▶ [WORK TO COMPLETE]:
Repeat all of the material below exactly as written, images excluded.

▶ [DATA LINES]:
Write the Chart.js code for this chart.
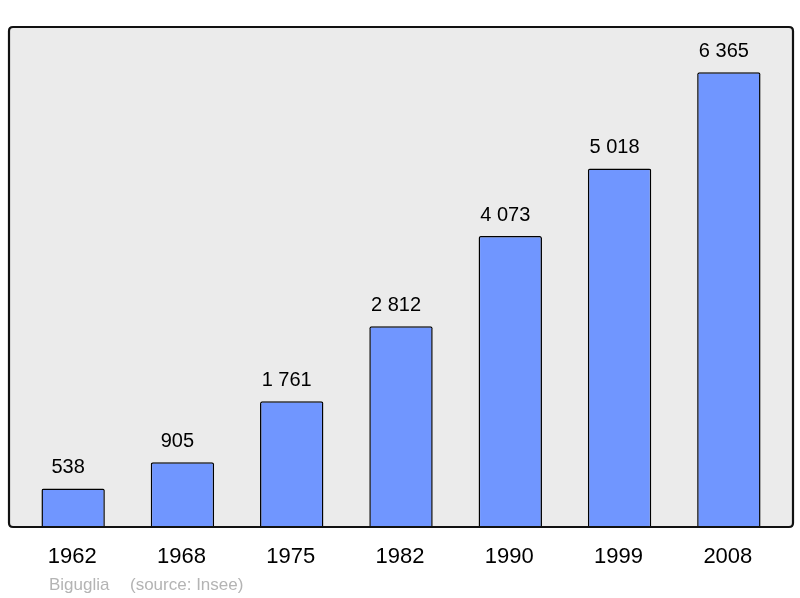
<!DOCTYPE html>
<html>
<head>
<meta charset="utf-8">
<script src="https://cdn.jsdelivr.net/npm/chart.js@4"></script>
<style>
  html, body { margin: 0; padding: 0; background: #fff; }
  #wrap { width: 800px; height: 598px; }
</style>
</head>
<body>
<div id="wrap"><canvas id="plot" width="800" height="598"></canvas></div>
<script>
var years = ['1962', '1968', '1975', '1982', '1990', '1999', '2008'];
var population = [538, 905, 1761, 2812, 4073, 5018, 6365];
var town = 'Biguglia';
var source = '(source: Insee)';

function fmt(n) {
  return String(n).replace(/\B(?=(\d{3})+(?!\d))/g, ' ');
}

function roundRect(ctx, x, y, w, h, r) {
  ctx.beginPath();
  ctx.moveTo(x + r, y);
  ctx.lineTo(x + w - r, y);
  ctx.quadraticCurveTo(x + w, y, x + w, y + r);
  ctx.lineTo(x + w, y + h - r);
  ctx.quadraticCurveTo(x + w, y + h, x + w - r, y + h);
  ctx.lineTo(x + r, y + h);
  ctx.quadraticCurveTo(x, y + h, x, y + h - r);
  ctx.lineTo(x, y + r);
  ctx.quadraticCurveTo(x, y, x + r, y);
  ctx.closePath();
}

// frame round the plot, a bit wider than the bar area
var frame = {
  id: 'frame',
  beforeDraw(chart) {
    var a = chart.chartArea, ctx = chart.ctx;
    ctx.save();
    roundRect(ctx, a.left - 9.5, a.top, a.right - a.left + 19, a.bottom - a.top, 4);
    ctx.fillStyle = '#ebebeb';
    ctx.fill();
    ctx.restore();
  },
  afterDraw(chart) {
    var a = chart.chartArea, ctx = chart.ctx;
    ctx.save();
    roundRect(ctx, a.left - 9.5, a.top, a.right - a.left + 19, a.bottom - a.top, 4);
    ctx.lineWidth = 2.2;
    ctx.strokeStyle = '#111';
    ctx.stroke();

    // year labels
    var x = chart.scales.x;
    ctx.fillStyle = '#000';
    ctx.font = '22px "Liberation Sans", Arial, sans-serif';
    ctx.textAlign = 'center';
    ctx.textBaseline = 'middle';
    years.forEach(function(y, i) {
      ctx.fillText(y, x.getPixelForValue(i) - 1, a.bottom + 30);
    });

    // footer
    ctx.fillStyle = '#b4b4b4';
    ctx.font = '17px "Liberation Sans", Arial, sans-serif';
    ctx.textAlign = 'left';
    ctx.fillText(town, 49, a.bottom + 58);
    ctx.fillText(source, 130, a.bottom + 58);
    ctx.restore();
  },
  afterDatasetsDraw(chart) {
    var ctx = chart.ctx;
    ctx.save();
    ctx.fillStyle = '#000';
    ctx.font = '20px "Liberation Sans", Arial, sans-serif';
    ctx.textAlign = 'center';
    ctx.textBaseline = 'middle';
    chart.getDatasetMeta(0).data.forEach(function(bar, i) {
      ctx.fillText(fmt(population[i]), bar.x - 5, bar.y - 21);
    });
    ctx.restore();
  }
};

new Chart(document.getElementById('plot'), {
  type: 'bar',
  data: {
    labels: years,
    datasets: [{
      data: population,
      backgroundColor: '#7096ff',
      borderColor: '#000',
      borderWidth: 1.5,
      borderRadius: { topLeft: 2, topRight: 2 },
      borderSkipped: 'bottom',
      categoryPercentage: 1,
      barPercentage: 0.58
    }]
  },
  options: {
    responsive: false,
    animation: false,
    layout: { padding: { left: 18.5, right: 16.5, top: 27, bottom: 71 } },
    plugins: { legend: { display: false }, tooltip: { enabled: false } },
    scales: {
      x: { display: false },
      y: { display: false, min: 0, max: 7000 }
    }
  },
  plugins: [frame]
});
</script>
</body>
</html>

▶ [TASK RESULT]:
Write the Chart.js code for this chart.
<!DOCTYPE html>
<html>
<head>
<meta charset="utf-8">
<script src="https://cdn.jsdelivr.net/npm/chart.js@4"></script>
<style>
  html, body { margin: 0; padding: 0; background: #fff; }
  #wrap { width: 800px; height: 598px; }
</style>
</head>
<body>
<div id="wrap"><canvas id="plot" width="800" height="598"></canvas></div>
<script>
var years = ['1962', '1968', '1975', '1982', '1990', '1999', '2008'];
var population = [538, 905, 1761, 2812, 4073, 5018, 6365];
var town = 'Biguglia';
var source = '(source: Insee)';

function fmt(n) {
  return String(n).replace(/\B(?=(\d{3})+(?!\d))/g, ' ');
}

function roundRect(ctx, x, y, w, h, r) {
  ctx.beginPath();
  ctx.moveTo(x + r, y);
  ctx.lineTo(x + w - r, y);
  ctx.quadraticCurveTo(x + w, y, x + w, y + r);
  ctx.lineTo(x + w, y + h - r);
  ctx.quadraticCurveTo(x + w, y + h, x + w - r, y + h);
  ctx.lineTo(x + r, y + h);
  ctx.quadraticCurveTo(x, y + h, x, y + h - r);
  ctx.lineTo(x, y + r);
  ctx.quadraticCurveTo(x, y, x + r, y);
  ctx.closePath();
}

// frame round the plot, a bit wider than the bar area
var frame = {
  id: 'frame',
  beforeDraw(chart) {
    var a = chart.chartArea, ctx = chart.ctx;
    ctx.save();
    roundRect(ctx, a.left - 9.5, a.top, a.right - a.left + 19, a.bottom - a.top, 4);
    ctx.fillStyle = '#ebebeb';
    ctx.fill();
    ctx.restore();
  },
  afterDraw(chart) {
    var a = chart.chartArea, ctx = chart.ctx;
    ctx.save();
    roundRect(ctx, a.left - 9.5, a.top, a.right - a.left + 19, a.bottom - a.top, 4);
    ctx.lineWidth = 2.2;
    ctx.strokeStyle = '#111';
    ctx.stroke();

    // year labels
    var x = chart.scales.x;
    ctx.fillStyle = '#000';
    ctx.font = '22px "Liberation Sans", Arial, sans-serif';
    ctx.textAlign = 'center';
    ctx.textBaseline = 'middle';
    years.forEach(function(y, i) {
      ctx.fillText(y, x.getPixelForValue(i) - 1, a.bottom + 30);
    });

    // footer
    ctx.fillStyle = '#b4b4b4';
    ctx.font = '17px "Liberation Sans", Arial, sans-serif';
    ctx.textAlign = 'left';
    ctx.fillText(town, 49, a.bottom + 58);
    ctx.fillText(source, 130, a.bottom + 58);
    ctx.restore();
  },
  afterDatasetsDraw(chart) {
    var ctx = chart.ctx;
    ctx.save();
    ctx.fillStyle = '#000';
    ctx.font = '20px "Liberation Sans", Arial, sans-serif';
    ctx.textAlign = 'center';
    ctx.textBaseline = 'middle';
    chart.getDatasetMeta(0).data.forEach(function(bar, i) {
      ctx.fillText(fmt(population[i]), bar.x - 5, bar.y - 21);
    });
    ctx.restore();
  }
};

new Chart(document.getElementById('plot'), {
  type: 'bar',
  data: {
    labels: years,
    datasets: [{
      data: population,
      backgroundColor: '#7096ff',
      borderColor: '#000',
      borderWidth: 1.5,
      borderRadius: { topLeft: 2, topRight: 2 },
      borderSkipped: 'bottom',
      categoryPercentage: 1,
      barPercentage: 0.58
    }]
  },
  options: {
    responsive: false,
    animation: false,
    layout: { padding: { left: 18.5, right: 16.5, top: 27, bottom: 71 } },
    plugins: { legend: { display: false }, tooltip: { enabled: false } },
    scales: {
      x: { display: false },
      y: { display: false, min: 0, max: 7000 }
    }
  },
  plugins: [frame]
});
</script>
</body>
</html>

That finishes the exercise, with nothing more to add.